PDC 2009 Day 2: Microsoft Perspectives on the Future of Programming
This PDC session was a little different from regular PDC sessions as this was not composed of a speaker and a presentation, but is composed of a panel of experts instead. This panels was composed by: Butler Lampson, Erik Meijer, Don Box, Jeffrey Snover, Herb Sutter and Burton Smith.
I wasn’t present during the entire session, but here are my highlighted quotes from the part I was present in (unfortunately the quotes are brought without the name of the speaker who is quoted and I apologize for that):
- What is your view on transactions?
- “Transactions are like fairy dust. Programmers write their code as usual and than just sprinkle transactions around and everything works!”
- “Software tends to work when it works and fail when it fails. Transactions are a wonderful way to handle situations where failure is possible”
- “Don’t wait to use transactions. Just do it.”
- Can type systems help us write better code?
- “A type system is a Neanderthal program verifier.”
- “Type and memory safety is the way of the future, and any interesting language is going to have these systems.”
- Should pointers across machines (distributed pointers) be explicit?
- “Boundary transitions should be clear and known to the developer”.
- “The boundary transition should be clear since the connection to the pointer destination can fail, as opposed to the path from cache to RAM which rarely fails and thus transition boundaries there are not known to the user”.
- “URLs are actually remote pointers”.
- “I lung for the day that URLs are treated as first class language constructs”.
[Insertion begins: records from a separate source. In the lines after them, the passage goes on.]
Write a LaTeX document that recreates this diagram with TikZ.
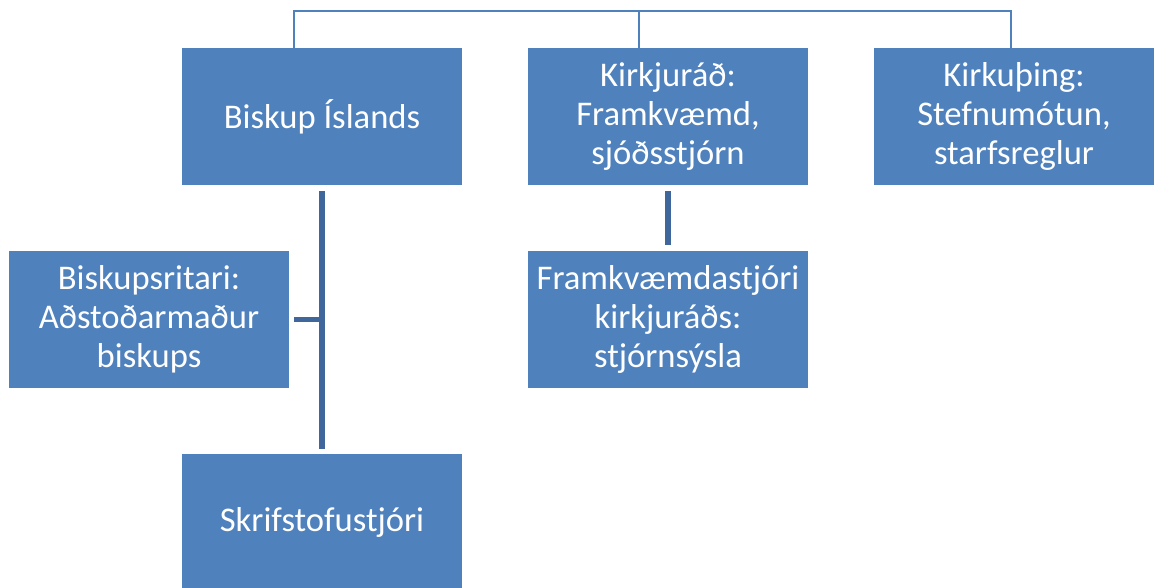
\documentclass[tikz,border=0pt]{standalone}
\usepackage{fontspec}
\setmainfont{Carlito}
\definecolor{boxblue}{HTML}{4F81BD}
\definecolor{lineblue}{HTML}{3F679C}

\begin{document}
\begin{tikzpicture}[x=1pt, y=-1pt,
  orgbox/.style={fill=boxblue, minimum width=280pt, minimum height=137pt, inner sep=0pt,
    text=white, align=center, font=\fontsize{34.6}{39}\selectfont},
  topline/.style={draw=boxblue, line width=1.6pt},
  orgline/.style={draw=lineblue, line width=5.5pt}]
  \useasboundingbox (0,0) rectangle (1155,587);
  \clip (0,0) rectangle (1155,587);
  \node[orgbox] (biskup) at (322,116.5) {Biskup Íslands};
  \node[orgbox] (rad) at (668,116.5) {Kirkjuráð:\\Framkvæmd,\\sjóðsstjórn};
  \node[orgbox] (thing) at (1014,116.5) {Kirkuþing:\\Stefnumótun,\\starfsreglur};
  \node[orgbox] (ritari) at (149,319.5) {Biskupsritari:\\Aðstoðarmaður\\biskups};
  \node[orgbox] (framkv) at (668,319.5) {Framkvæmdastjóri\\kirkjuráðs:\\stjórnsýsla};
  \node[orgbox] (skrif) at (322,522.5) {Skrifstofustjóri};
  % top connector
  \draw[topline] ([xshift=-28pt]biskup.north) -- ++(0,-37) -| ([xshift=-3pt]thing.north);
  \draw[topline] ([xshift=-29pt]rad.north) -- ++(0,-37);
  % lines below
  \draw[orgline, shorten <=6pt, shorten >=5pt] (biskup.south) -- (skrif.north);
  \draw[orgline, shorten <=5pt] (ritari.east) -- (biskup.south |- ritari.east);
  \draw[orgline, shorten <=6pt, shorten >=6pt] (rad.south) -- (framkv.north);
\end{tikzpicture}
\end{document}
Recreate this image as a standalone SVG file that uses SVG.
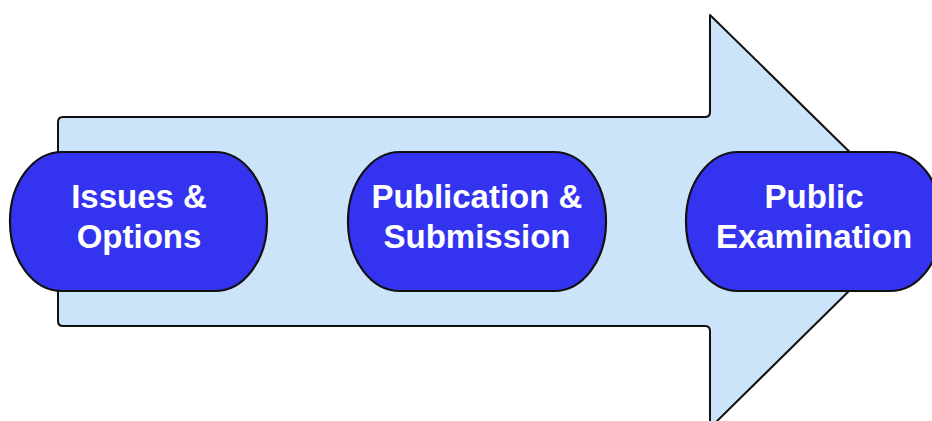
<svg xmlns="http://www.w3.org/2000/svg" width="932" height="421" viewBox="0 0 932 421">
<style>
.pill{fill:#3434f0;stroke:#111;stroke-width:2.2}
.lbl{font-family:"Liberation Sans",Arial,sans-serif;font-weight:bold;font-size:33px;fill:#fff;text-anchor:middle}
</style>
<rect width="932" height="421" fill="#fff"/>
<g id="arrow">
<path d="M63,117 L705,117 Q710,117 710,112 L710,15 L920,221 L710,428 L710,331 Q710,326 705,326 L63,326 Q58,326 58,321 L58,122 Q58,117 63,117 Z" fill="#cce4fa" stroke="#111" stroke-width="2" stroke-linejoin="round"/>
</g>
<g id="connectors"></g>
<g id="node1">
<rect class="pill" x="10" y="152" width="257" height="139" rx="52" ry="69"/>
<text class="lbl" x="139" y="208">Issues &amp;</text>
<text class="lbl" x="139" y="248">Options</text>
</g>
<g id="node2">
<rect class="pill" x="348" y="152" width="258" height="139" rx="52" ry="69"/>
<text class="lbl" x="477" y="208">Publication &amp;</text>
<text class="lbl" x="477" y="248">Submission</text>
</g>
<g id="node3">
<rect class="pill" x="686" y="152" width="256" height="139" rx="52" ry="69"/>
<text class="lbl" x="814" y="208">Public</text>
<text class="lbl" x="814" y="248">Examination</text>
</g>
</svg>
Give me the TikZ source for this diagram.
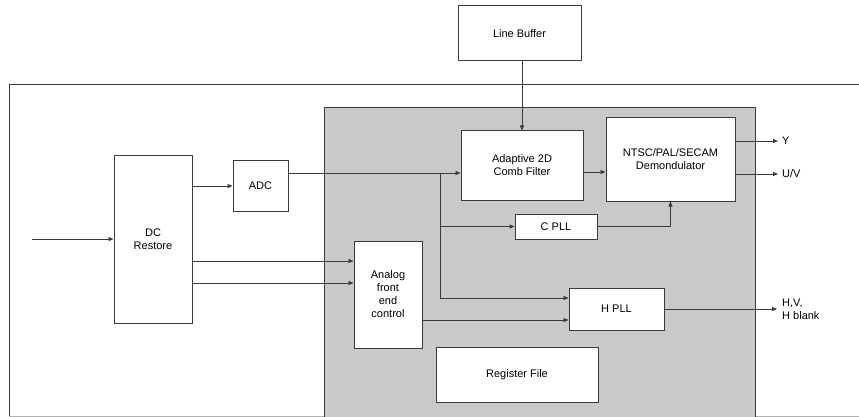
\documentclass[tikz,border=0pt]{standalone}
\usepackage{fontspec}
\setmainfont{Liberation Sans}
\usetikzlibrary{arrows.meta}
\definecolor{panel}{HTML}{C8C9CB}
\definecolor{ink}{HTML}{3A3A3A}
\tikzset{
  box/.style={draw=ink, line width=1pt, fill=white, rectangle, inner sep=0pt, align=center, font=\fontsize{11}{13}\selectfont},
  conn/.style={draw=ink, line width=0.8pt, -{Triangle[length=5pt,width=4pt]}},
  plain/.style={draw=ink, line width=0.8pt},
  lbl/.style={font=\fontsize{11}{13}\selectfont, inner sep=0pt, align=left, anchor=west}
}
\begin{document}
\begin{tikzpicture}[x=1pt,y=-1pt]
\useasboundingbox (0,0) rectangle (859,417);
% outer frame
\draw[ink, line width=1pt] (859,84.5) -- (9,84.5) -- (9,416);
\draw[gray!60, line width=1pt] (9,416) -- (859,416);
% grey panel
\fill[panel] (324,108) rectangle (755,417);
\draw[ink, line width=1pt] (324,417) -- (324,108) -- (755,108) -- (755,417);

\node[box, minimum width=78, minimum height=168] (dc) at (153,239) {DC\\Restore};
\node[box, minimum width=55, minimum height=51] (adc) at (260.5,185.5) {ADC};
\node[box, minimum width=68, minimum height=107] (afe) at (388,294.5) {Analog\\front\\end\\control};
\node[box, minimum width=123, minimum height=55] (lb) at (519.5,33.5) {Line Buffer};
\node[box, minimum width=122, minimum height=69] (comb) at (522,165.5) {Adaptive 2D\\Comb Filter};
\node[box, minimum width=129, minimum height=83] (ntsc) at (670.5,159.5) {NTSC/PAL/SECAM\\Demondulator};
\node[box, minimum width=82, minimum height=25] (cpll) at (556,226.5) {C PLL};
\node[box, minimum width=95, minimum height=42] (hpll) at (616.5,309) {H PLL};
\node[box, minimum width=162, minimum height=55] (reg) at (517,374.5) {Register File};

\coordinate (in) at (32,239);
\coordinate (br) at (440,173);
\coordinate (yout) at (778,141);
\coordinate (uvout) at (778,174);
\coordinate (hout) at (777,309);

\draw[conn] (in) -- (dc.west |- in);
\draw[conn] (dc.east |- 0,186) -- (adc.west |- 0,186);
\draw[conn] (adc.east |- br) -- (comb.west |- br);
\draw[conn] (br) |- (cpll.west);
\draw[conn] (br) |- (hpll.west |- 0,298);
\draw[conn] (comb.north |- lb.south) -- (comb.north);
\draw[conn] (comb.east |- 0,172) -- (ntsc.west |- 0,172);
\draw[conn] (cpll.east) -| (ntsc.south);
\draw[conn] (ntsc.east |- yout) -- (yout);
\draw[conn] (ntsc.east |- uvout) -- (uvout);
\draw[conn] (dc.east |- 0,261) -- (afe.west |- 0,261);
\draw[conn] (dc.east |- 0,283) -- (afe.west |- 0,283);
\draw[conn] (afe.east |- 0,320) -- (hpll.west |- 0,320);
\draw[conn] (hpll.east) -- (hout);

\node[lbl] (ylbl) at (782,141) {Y};
\node[lbl] (uvlbl) at (782,174) {U/V};
\node[lbl] (hlbl) at (782,309) {H,V,\\H blank};
\end{tikzpicture}
\end{document}
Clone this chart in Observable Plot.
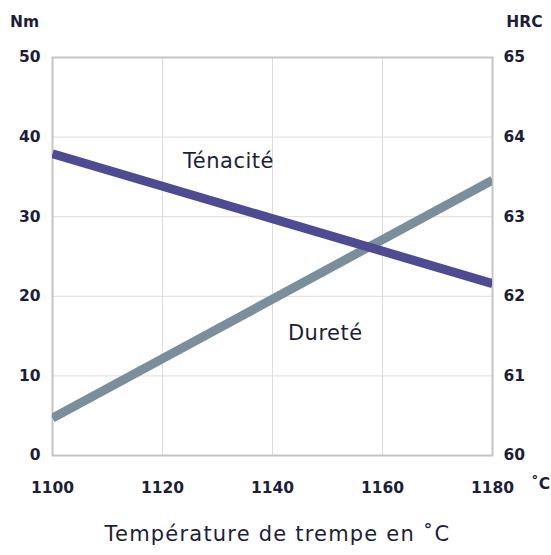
<!DOCTYPE html>
<html><head><meta charset="utf-8">
<script src="https://cdn.jsdelivr.net/npm/d3@7"></script>
<script src="https://cdn.jsdelivr.net/npm/@observablehq/plot@0.6"></script>
<style>
body{margin:0;background:#fff;}
#chart svg{font-family:"DejaVu Sans",sans-serif;}
#chart svg .wide text{letter-spacing:1.2px;}
#chart svg .series text{letter-spacing:0.5px;}
</style></head>
<body><div id="chart"></div>
<script>
const temps = [1100, 1180];
const tenacite = [37.9, 21.6];      // Nm
const durete = [60.47, 63.46];      // HRC
const xTicks = [1100, 1120, 1140, 1160, 1180];
const nmTicks = [0, 10, 20, 30, 40, 50];
const hrcTicks = [60, 61, 62, 63, 64, 65];
const seriesLabels = [
  {name: "Ténacité", x: 1132, y: 37},
  {name: "Dureté", x: 1149.6, y: 15.4}
];

const hrcToNm = h => (h - 60) * 10;
const tenData = temps.map((t, i) => ({t, v: tenacite[i]}));
const durData = temps.map((t, i) => ({t, v: hrcToNm(durete[i])}));

const ink = "#1e1e38";
const font = "'DejaVu Sans', sans-serif";
const chart = Plot.plot({
  width: 551,
  height: 555,
  marginLeft: 52,
  marginRight: 59,
  marginTop: 57,
  marginBottom: 100,
  x: {domain: [1100, 1180]},
  y: {domain: [0, 50]},
  style: {fontFamily: font, color: ink, background: "#fff"},
  marks: [
    Plot.ruleY(nmTicks.slice(1, -1), {stroke: "#dcdcdc", strokeWidth: 1}),
    Plot.ruleX(xTicks.slice(1, -1), {stroke: "#dcdcdc", strokeWidth: 1}),
    Plot.frame({stroke: "#c4c4c4", strokeWidth: 2}),
    Plot.line(durData, {x: "t", y: "v", stroke: "#7a8f9b", strokeWidth: 9, strokeLinecap: "butt", clip: true}),
    Plot.line(tenData, {x: "t", y: "v", stroke: "#4f4b92", strokeWidth: 9, strokeLinecap: "butt", clip: true}),
    Plot.text(seriesLabels, {x: "x", y: "y", text: "name", fontSize: 21, fill: ink, textAnchor: "middle", className: "series"}),
    Plot.axisX({ticks: xTicks, tickSize: 0, tickPadding: 26, fontSize: 15.5, fontWeight: 700, label: null, tickFormat: d => String(d)}),
    Plot.axisY({ticks: nmTicks, anchor: "left", tickSize: 0, tickPadding: 12, fontSize: 15.5, fontWeight: 700, label: null}),
    Plot.axisY({ticks: nmTicks, anchor: "right", tickSize: 0, tickPadding: 11, fontSize: 15.5, fontWeight: 700, label: null, tickFormat: d => String(hrcTicks[nmTicks.indexOf(d)])}),
    Plot.text(["Nm"], {frameAnchor: "top-left", text: d => d, dx: -28, dy: -42, textAnchor: "middle", fontSize: 15.5, fontWeight: 700, fill: ink}),
    Plot.text(["HRC"], {frameAnchor: "top-right", text: d => d, dx: 32, dy: -42, textAnchor: "middle", fontSize: 15.5, fontWeight: 700, fill: ink}),
    Plot.text(["˚C"], {frameAnchor: "bottom-right", text: d => d, dx: 48, dy: 33, textAnchor: "middle", fontSize: 15.5, fontWeight: 700, fill: ink}),
    Plot.text(["Température de trempe en ˚C"], {frameAnchor: "bottom", text: d => d, dx: 5, dy: 85, textAnchor: "middle", fontSize: 21, fill: ink, className: "wide"})
  ]
});
document.getElementById("chart").appendChild(chart);
</script>
</body></html>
- Should we leverage the GPU cores for computational purposes?
- “GPUs are going to take form of more general purpose processors in the future, but we’ll probably going to call them GPU’s for a long while”.
- “We’re going to see much variety in processor architectures specialized for certain purposes and GPUs are going to be one of these types. The question is how do we utilize all of these CPUs in a uniform way”.
- “Developers don’t really want multi-core processors. They want faster single cores”.
- Should we have garbage collection in C++?
- “Having garbage collection is really really important… What was the question?” and in response: “His memory was garbage collected while he was speaking”.